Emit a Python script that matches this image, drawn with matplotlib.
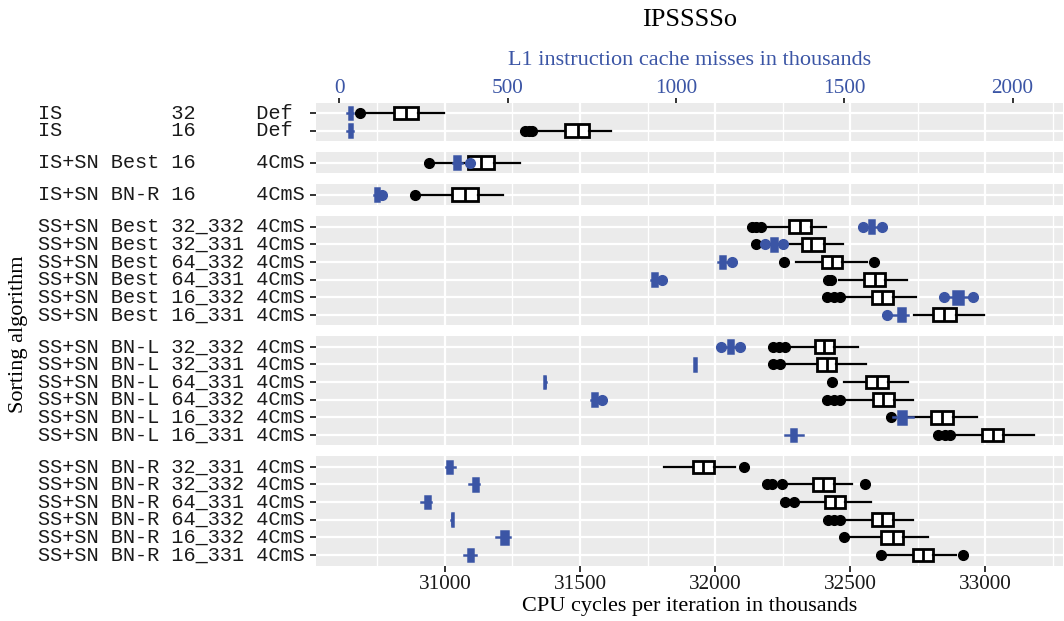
import numpy as np
import matplotlib.pyplot as plt
from matplotlib.ticker import FixedLocator
from matplotlib.transforms import blended_transform_factory

plt.rcParams['font.family'] = 'Liberation Serif'

# rows top to bottom
labels = [
    "IS         32     Def ",
    "IS         16     Def ",
    "IS+SN Best 16     4CmS",
    "IS+SN BN-R 16     4CmS",
    "SS+SN Best 32_332 4CmS",
    "SS+SN Best 32_331 4CmS",
    "SS+SN Best 64_332 4CmS",
    "SS+SN Best 64_331 4CmS",
    "SS+SN Best 16_332 4CmS",
    "SS+SN Best 16_331 4CmS",
    "SS+SN BN-L 32_332 4CmS",
    "SS+SN BN-L 32_331 4CmS",
    "SS+SN BN-L 64_331 4CmS",
    "SS+SN BN-L 64_332 4CmS",
    "SS+SN BN-L 16_332 4CmS",
    "SS+SN BN-L 16_331 4CmS",
    "SS+SN BN-R 32_331 4CmS",
    "SS+SN BN-R 32_332 4CmS",
    "SS+SN BN-R 64_331 4CmS",
    "SS+SN BN-R 64_332 4CmS",
    "SS+SN BN-R 16_332 4CmS",
    "SS+SN BN-R 16_331 4CmS",
]
facet_sizes = [2, 1, 1, 6, 6, 6]

# CPU cycles per iteration (thousands)
cpu_lo = [30695, 31330, 30955, 30895,
          32180, 32200, 32298, 32457, 32470, 32734,
          32262, 32250, 32478, 32468, 32680, 32875,
          31810, 32250, 32295, 32468, 32490, 32625]
cpu_q1 = [30811, 31446, 31085, 31025,
          32272, 32320, 32396, 32550, 32581, 32805,
          32369, 32376, 32557, 32583, 32798, 32986,
          31917, 32361, 32408, 32579, 32612, 32731]
cpu_med = [30856, 31491, 31133, 31074,
           32313, 32353, 32431, 32591, 32616, 32848,
           32402, 32413, 32600, 32620, 32838, 33027,
           31954, 32398, 32445, 32616, 32657, 32768]
cpu_q3 = [30902, 31533, 31182, 31121,
          32353, 32402, 32468, 32630, 32657, 32892,
          32439, 32446, 32641, 32663, 32879, 33066,
          31994, 32439, 32482, 32657, 32696, 32805]
cpu_hi = [30996, 31614, 31278, 31216,
          32409, 32472, 32561, 32709, 32742, 32994,
          32529, 32557, 32714, 32731, 32968, 33178,
          32075, 32505, 32576, 32731, 32789, 32890]
cpu_out = [[30686], [31298, 31310, 31322], [30941], [30888],
           [32136, 32150, 32170], [32152], [32256, 32587], [32418, 32428],
           [32412, 32440, 32462], [],
           [32213, 32235, 32258], [32215, 32240], [32431], [32415, 32440, 32462],
           [32650], [32826, 32850, 32870],
           [32108], [32191, 32210, 32247, 32553], [32260, 32290],
           [32419, 32440, 32462], [32478], [32612, 32916]]

# L1 instruction cache misses (thousands)
l1_lo = [24, 24, 338, 102,
         1560, 1275, 1125, 925, 1805, 1640,
         1140, 1053, 607, 748, 1645, 1325,
         316, 385, 243, 333, 467, 372]
l1_q1 = [28, 28, 342, 106,
         1574, 1284, 1130, 929, 1823, 1660,
         1154, 1055, 609, 751, 1660, 1341,
         321, 397, 255, 335, 480, 382]
l1_med = [33, 33, 350, 112,
          1580, 1293, 1138, 937, 1838, 1670,
          1162, 1057, 610, 758, 1672, 1349,
          328, 405, 262, 336, 492, 390]
l1_q3 = [38, 38, 358, 118,
         1588, 1301, 1146, 945, 1853, 1682,
         1170, 1059, 612, 765, 1684, 1357,
         336, 411, 269, 338, 500, 398]
l1_hi = [42, 42, 364, 124,
         1600, 1310, 1150, 950, 1870, 1690,
         1185, 1061, 613, 770, 1705, 1378,
         344, 415, 274, 339, 506, 406]
l1_out = [[], [], [387], [128],
          [1555, 1613], [1266, 1318], [1168], [960], [1796, 1883], [1627],
          [1133, 1190], [], [], [782], [], [],
          [], [], [], [], [], []]

blue = '#3b55a5'
panel_bg = '#ebebeb'

fig = plt.figure(figsize=(10.64, 6.21), dpi=100)
gs = fig.add_gridspec(len(facet_sizes), 1,
                      height_ratios=[n + 0.2 for n in facet_sizes],
                      left=316 / 1064, right=1063 / 1064,
                      top=1 - 102.5 / 621, bottom=1 - 565.5 / 621,
                      hspace=0.16)


def make_stats(idx, lo, q1, med, q3, hi, out):
    return [dict(whislo=lo[i], q1=q1[i], med=med[i], q3=q3[i], whishi=hi[i],
                 fliers=out[i]) for i in idx]


start = 0
nf = len(facet_sizes)
for f, n in enumerate(facet_sizes):
    idx = list(range(start, start + n))
    start += n
    ax = fig.add_subplot(gs[f])
    ax.set_facecolor(panel_bg)
    for s in ax.spines.values():
        s.set_visible(False)

    ax.bxp(make_stats(idx, cpu_lo, cpu_q1, cpu_med, cpu_q3, cpu_hi, cpu_out),
           positions=range(n), widths=0.72, orientation='horizontal',
           patch_artist=True, showcaps=False, manage_ticks=False,
           boxprops=dict(facecolor='white', edgecolor='black', linewidth=2),
           medianprops=dict(color='black', linewidth=2),
           whiskerprops=dict(color='black', linewidth=1.6),
           flierprops=dict(marker='o', markerfacecolor='black',
                           markeredgecolor='black', markersize=7))
    ax.set_xlim(30523, 33287)
    ax.set_ylim(n - 1 + 0.6, -0.6)
    ax.set_yticks(range(n))
    ax.set_yticklabels([])
    ax.xaxis.set_major_locator(FixedLocator([31000, 31500, 32000, 32500, 33000]))
    ax.xaxis.set_minor_locator(FixedLocator([30750, 31250, 31750, 32250, 32750, 33250]))
    ax.grid(True, which='major', color='white', linewidth=1.6)
    ax.grid(True, which='minor', axis='x', color='white', linewidth=1.0)
    ax.set_axisbelow(True)
    ax.tick_params(which='minor', length=0)
    ax.tick_params(axis='y', length=4, width=1.4, color='#333333')
    if f == nf - 1:
        ax.tick_params(axis='x', which='major', length=4, width=1.4,
                       color='#333333', labelsize=15.3, labelcolor='#1a1a1a', pad=3)
        ax.set_xlabel('CPU cycles per iteration in thousands', fontsize=16,
                      color='black', labelpad=2)
    else:
        ax.tick_params(axis='x', which='major', length=0, labelbottom=False)

    tr = blended_transform_factory(fig.transFigure, ax.transData)
    for k, i in enumerate(idx):
        ax.text(38 / 1064, k, labels[i], transform=tr, ha='left', va='center',
                family='Liberation Mono', fontsize=14.6, color='#1a1a1a')

    ax2 = ax.twiny()
    for s in ax2.spines.values():
        s.set_visible(False)
    ax2.bxp(make_stats(idx, l1_lo, l1_q1, l1_med, l1_q3, l1_hi, l1_out),
            positions=range(n), widths=0.72, orientation='horizontal',
            patch_artist=True, showcaps=False, manage_ticks=False,
            boxprops=dict(facecolor=blue, edgecolor=blue, linewidth=1.8),
            medianprops=dict(color=blue, linewidth=1.8),
            whiskerprops=dict(color=blue, linewidth=1.8),
            flierprops=dict(marker='o', markerfacecolor=blue,
                            markeredgecolor=blue, markersize=7))
    ax2.set_xlim(-69, 2150)
    ax2.set_ylim(n - 1 + 0.6, -0.6)
    if f == 0:
        ax2.set_xticks([0, 500, 1000, 1500, 2000])
        ax2.tick_params(axis='x', length=3.5, width=1.4, color='#333333',
                        labelsize=15.3, labelcolor=blue, pad=0)
        ax2.set_xlabel('L1 instruction cache misses in thousands', fontsize=16,
                       color=blue, labelpad=9.5)
        ax2.set_title('IPSSSSo', fontsize=19, pad=18.5)
    else:
        ax2.set_xticks([])

fig.text(19 / 1064, 1 - 334 / 621, 'Sorting algorithm', rotation=90,
         ha='center', va='center', fontsize=16)

fig.savefig('out.png', dpi=100)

^^^^^^^^

EXERCISE DETAILS: Please reproduce the listing exactly from its opening line through the line that contains "plt.rcParams['font.family'] = 'Liberation", both included, with all pictures omitted.

SOLUTION BELOW:
Emit a Python script that matches this image, drawn with matplotlib.
import numpy as np
import matplotlib.pyplot as plt
from matplotlib.ticker import FixedLocator
from matplotlib.transforms import blended_transform_factory

plt.rcParams['font.family'] = 'Liberation Serif'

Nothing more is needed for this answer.